> **Goal**:
Locate every line in the material below that has the word "this". Copy each of those lines.

> **The input**:
────────────────

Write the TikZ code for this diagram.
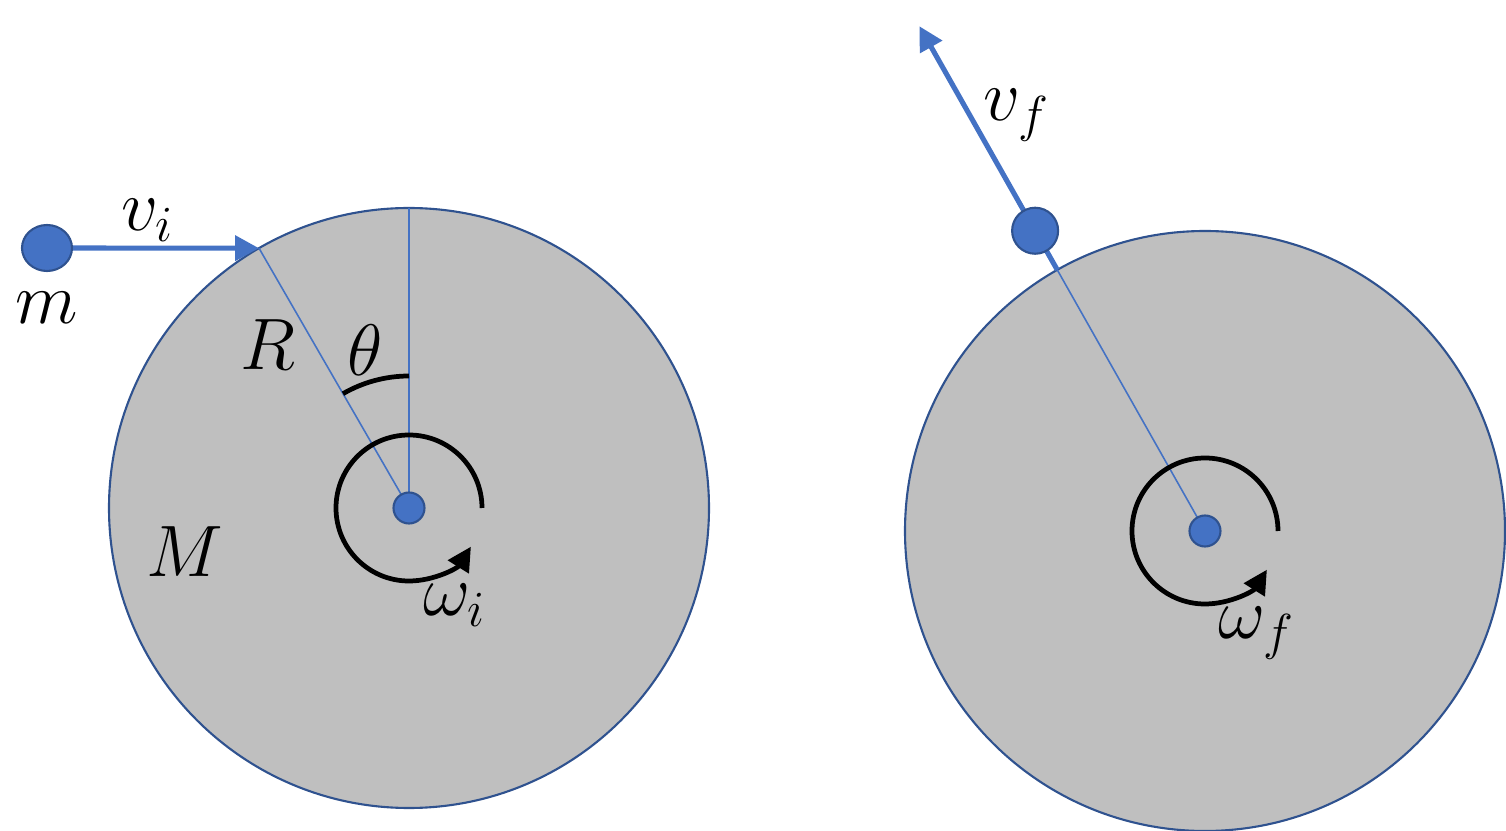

────────────────

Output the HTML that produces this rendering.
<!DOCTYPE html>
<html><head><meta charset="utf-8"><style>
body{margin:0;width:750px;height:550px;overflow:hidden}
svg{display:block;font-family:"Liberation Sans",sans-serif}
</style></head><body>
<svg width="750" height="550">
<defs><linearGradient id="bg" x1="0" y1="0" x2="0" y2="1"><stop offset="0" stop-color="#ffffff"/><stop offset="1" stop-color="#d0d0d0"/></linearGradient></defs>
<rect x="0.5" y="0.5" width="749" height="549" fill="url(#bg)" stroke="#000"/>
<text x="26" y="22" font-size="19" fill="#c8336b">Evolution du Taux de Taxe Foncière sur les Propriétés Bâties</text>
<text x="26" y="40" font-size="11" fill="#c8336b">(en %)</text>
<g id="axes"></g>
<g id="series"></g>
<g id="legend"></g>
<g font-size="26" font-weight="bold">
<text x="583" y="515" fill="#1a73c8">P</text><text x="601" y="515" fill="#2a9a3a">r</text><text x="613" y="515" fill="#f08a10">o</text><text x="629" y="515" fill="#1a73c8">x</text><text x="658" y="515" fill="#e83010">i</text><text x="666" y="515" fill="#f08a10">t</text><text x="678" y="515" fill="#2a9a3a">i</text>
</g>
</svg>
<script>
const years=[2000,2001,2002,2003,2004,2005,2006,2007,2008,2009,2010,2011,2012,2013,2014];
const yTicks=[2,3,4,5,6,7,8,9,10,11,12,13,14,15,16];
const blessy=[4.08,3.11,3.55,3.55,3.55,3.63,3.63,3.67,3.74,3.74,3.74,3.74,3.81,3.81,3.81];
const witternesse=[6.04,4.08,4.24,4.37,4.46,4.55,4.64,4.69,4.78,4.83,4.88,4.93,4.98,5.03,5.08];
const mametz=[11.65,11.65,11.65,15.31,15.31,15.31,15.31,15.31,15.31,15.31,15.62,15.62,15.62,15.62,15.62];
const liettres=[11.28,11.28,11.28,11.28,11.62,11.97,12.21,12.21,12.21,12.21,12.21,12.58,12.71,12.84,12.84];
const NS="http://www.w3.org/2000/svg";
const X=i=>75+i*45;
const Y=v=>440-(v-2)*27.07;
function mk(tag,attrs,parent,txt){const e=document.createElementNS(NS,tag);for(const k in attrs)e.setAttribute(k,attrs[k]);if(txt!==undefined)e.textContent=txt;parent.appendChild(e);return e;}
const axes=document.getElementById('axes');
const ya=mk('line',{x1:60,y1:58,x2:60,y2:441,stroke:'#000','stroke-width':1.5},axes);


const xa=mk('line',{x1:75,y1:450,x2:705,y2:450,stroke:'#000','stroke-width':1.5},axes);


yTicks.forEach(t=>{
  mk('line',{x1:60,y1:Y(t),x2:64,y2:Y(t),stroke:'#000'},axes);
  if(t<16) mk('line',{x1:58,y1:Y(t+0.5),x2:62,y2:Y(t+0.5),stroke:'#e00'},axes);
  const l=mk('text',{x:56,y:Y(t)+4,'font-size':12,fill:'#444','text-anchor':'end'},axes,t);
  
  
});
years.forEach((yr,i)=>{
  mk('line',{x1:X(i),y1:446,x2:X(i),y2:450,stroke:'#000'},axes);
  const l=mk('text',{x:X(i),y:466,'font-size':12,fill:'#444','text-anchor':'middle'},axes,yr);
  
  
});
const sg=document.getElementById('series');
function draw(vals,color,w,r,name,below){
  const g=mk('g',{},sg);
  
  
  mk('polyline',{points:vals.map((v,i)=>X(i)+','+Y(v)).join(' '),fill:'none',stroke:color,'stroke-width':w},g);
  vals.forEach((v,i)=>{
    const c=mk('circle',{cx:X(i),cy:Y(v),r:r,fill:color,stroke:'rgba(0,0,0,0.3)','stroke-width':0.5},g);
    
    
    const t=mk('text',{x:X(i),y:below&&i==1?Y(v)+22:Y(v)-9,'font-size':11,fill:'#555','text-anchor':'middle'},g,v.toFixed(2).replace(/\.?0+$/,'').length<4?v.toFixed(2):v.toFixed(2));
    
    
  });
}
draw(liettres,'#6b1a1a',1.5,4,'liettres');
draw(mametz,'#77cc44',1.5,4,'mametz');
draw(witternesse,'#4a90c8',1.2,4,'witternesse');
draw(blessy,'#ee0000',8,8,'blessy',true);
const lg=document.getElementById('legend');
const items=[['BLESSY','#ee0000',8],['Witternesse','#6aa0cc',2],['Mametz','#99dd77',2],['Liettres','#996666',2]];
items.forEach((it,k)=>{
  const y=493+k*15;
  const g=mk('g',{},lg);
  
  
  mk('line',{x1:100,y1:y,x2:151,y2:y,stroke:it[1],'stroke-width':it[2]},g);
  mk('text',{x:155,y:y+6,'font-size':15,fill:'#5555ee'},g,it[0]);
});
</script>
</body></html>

────────────────

> **Completed task**:
Write the TikZ code for this diagram.
Output the HTML that produces this rendering.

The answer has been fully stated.